BigQuery also features an unique technology, user-defined functions (UDF), that let you define your own SQL function with JavaScript code, embedded in SQL. UDF is the key to integrating the scalable data warehouse with the power of machine learning, using TensorFlow and ML Engine and enables a variety of “smart” queries, such as similarity searches and recommendations on images, documents, products, or users. You can even run neural network predictions inside BigQuery.

In this session we'll demonstrate how to integrate UDF with BigQuery, TensorFlow, and ML Engine and build a powerful solution with cloud data warehouses and machine learning.

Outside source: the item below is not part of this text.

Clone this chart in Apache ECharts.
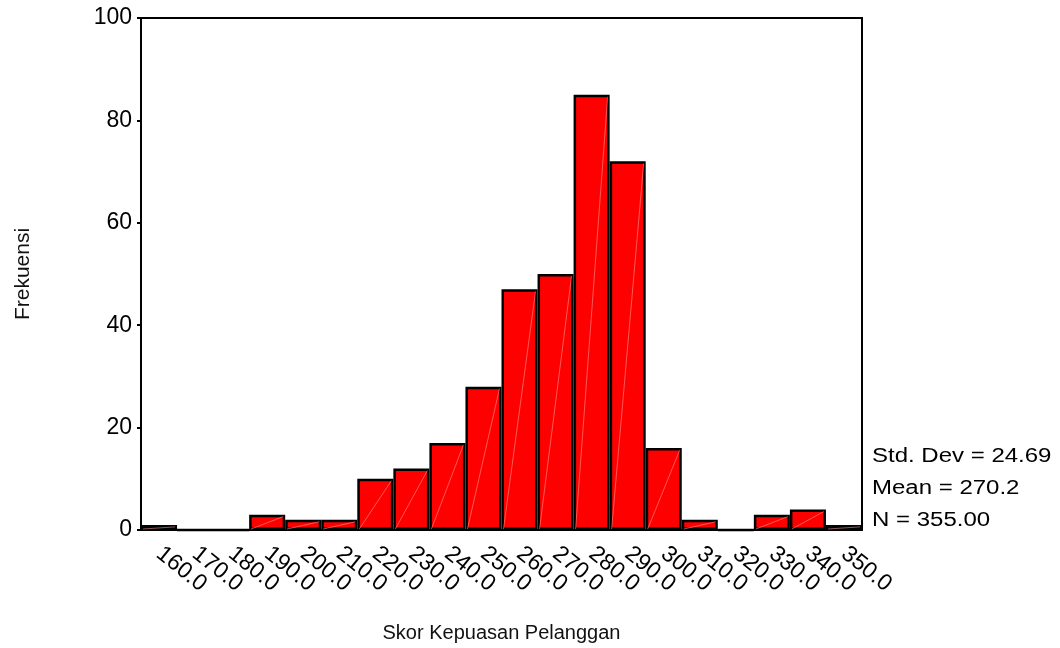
<!DOCTYPE html>
<html>
<head>
<meta charset="utf-8">
<script src="https://cdn.jsdelivr.net/npm/echarts@6/dist/echarts.min.js"></script>
<style>
  html, body { margin: 0; padding: 0; background: #fff; }
  #hist { width: 1060px; height: 648px; }
</style>
</head>
<body>
<div id="hist"></div>
<script>
// kelas skor (titik tengah) dan frekuensi
var kelas = ['160.0', '170.0', '180.0', '190.0', '200.0', '210.0', '220.0', '230.0', '240.0', '250.0',
             '260.0', '270.0', '280.0', '290.0', '300.0', '310.0', '320.0', '330.0', '340.0', '350.0'];
var frekuensi = [1, 0, 0, 3, 2, 2, 10, 12, 17, 28, 47, 50, 85, 72, 16, 2, 0, 3, 4, 1];
var yTicks = [0, 20, 40, 60, 80, 100];
var statistik = ['Std. Dev = 24.69', 'Mean = 270.2', 'N = 355.00'];

var font = 'Liberation Sans, Arial, sans-serif';

//garis tipis diagonal di dalam batang (seperti keluaran SPSS)
function diagonal(params, api) {
    var v = api.value(1);
    if (!v) return;
    var lo = api.coord([api.value(0), 0]);
    var hi = api.coord([api.value(0), v]);
    var w = api.size([1, 0])[0];
    return {
        type: 'line',
        shape: { x1: lo[0] - w / 2 + 2, y1: lo[1] - 1, x2: lo[0] + w / 2 - 2, y2: hi[1] + 2 },
        style: { stroke: 'rgba(255,160,160,0.55)', lineWidth: 1 }
    };
}

function drawHist() {
    var myChart = echarts.init(document.getElementById('hist'));
    var option = {
        animation: false,
        textStyle: { fontFamily: font },
        grid: {
            left: 141, right: 198, top: 18, bottom: 117.5,
            show: true, borderColor: '#000', borderWidth: 2
        },
        xAxis: {
            type: 'category',
            data: kelas,
            boundaryGap: true,
            name: 'Skor Kepuasan Pelanggan',
            nameLocation: 'middle',
            nameGap: 93,
            nameTextStyle: { fontSize: 20, color: '#111', fontFamily: font },
            axisLine: { lineStyle: { color: '#000', width: 2 } },
            axisTick: { alignWithLabel: true, interval: 0, length: 4, lineStyle: { color: '#222', width: 6 } },
            axisLabel: { interval: 0, rotate: -39, margin: 21, fontSize: 23, color: '#000', fontFamily: font }
        },
        yAxis: {
            type: 'value',
            min: yTicks[0],
            max: yTicks[yTicks.length - 1],
            interval: 20,
            name: 'Frekuensi',
            nameLocation: 'middle',
            nameGap: 107,
            nameTextStyle: { fontSize: 21, color: '#111', fontFamily: font },
            splitLine: { show: false },
            axisLine: { show: true, lineStyle: { color: '#000', width: 2 } },
            axisTick: { show: true, length: 4, lineStyle: { color: '#000', width: 2 } },
            axisLabel: { fontSize: 23, color: '#000', margin: 9, fontFamily: font }
        },
        series: [{
            type: 'bar',
            data: frekuensi,
            barCategoryGap: 0,
            itemStyle: { color: '#ff0000', borderColor: '#000', borderWidth: 2.5 }
        }, {
            type: 'custom',
            renderItem: diagonal,
            data: frekuensi.map(function (v, i) { return [i, v]; }),
            z: 3,
            silent: true
        }],
        graphic: statistik.map(function (t, i) {
            return {
                type: 'text',
                x: 872,
                y: 456 + i * 32,
                scaleX: 1.2,
                style: { text: t, fontSize: 20, fill: '#000', fontFamily: font, verticalAlign: 'middle', align: 'left' }
            };
        })
    };
    myChart.setOption(option);
}

drawHist();
</script>
</body>
</html>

-- Forked from Kaz Sato's.

Introduction to Big Data - tools that deliver deep insights

In this session, we'll explain some big data basics and provide a high-level introduction to Google Cloud's big data tools, including Google BigQuery, Cloud Dataproc, Cloud Dataprep, Cloud Datalab, Cloud PubSub and Cloud Dataflow. You'll learn how to harness the power of big data with these tools, so that you can turn data insights into strategies for your own organisation.

-- Forked from William Vambenepe's.

Coping with IOT data on GCP

One of the most exciting things about the Internet of Things is how much data it generates. This huge sea of data is what allows us to use machine learning and other emerging technologies to give our users useful insights into their lives. Unfortunately, the technologies and protocols we developed to scale the web aren’t a perfect fit. They don’t always scale in the right way. We need a new set of tools to make our projects successful. In this talk Felipe Hoffa, a Developer Advocate at Google, will share a recipe for dealing with high volume IoT data: Google Cloud Pub/Sub, Dataflow, and BigQuery. This talk will include demos, and a discussion of managed and open source options.

Beyond Firebase Analytics - Unleashing BigQuery's Raw Power

Are you ready to link your Firebase Analytics with Google BigQuery? In this session, we are going to explore the what, why and hows. First, we are going to learn what is BigQuery and what are its unique advantages. Understanding BigQuery will lead us to see why it's a good idea to get our daily dumps of raw Firebase Analytics data into it - and how. Finally, we are going to delve into data exploration, learning how to play with the Firebase exports in BigQuery and join these tables with other datasets for fun, exploration, and visualization.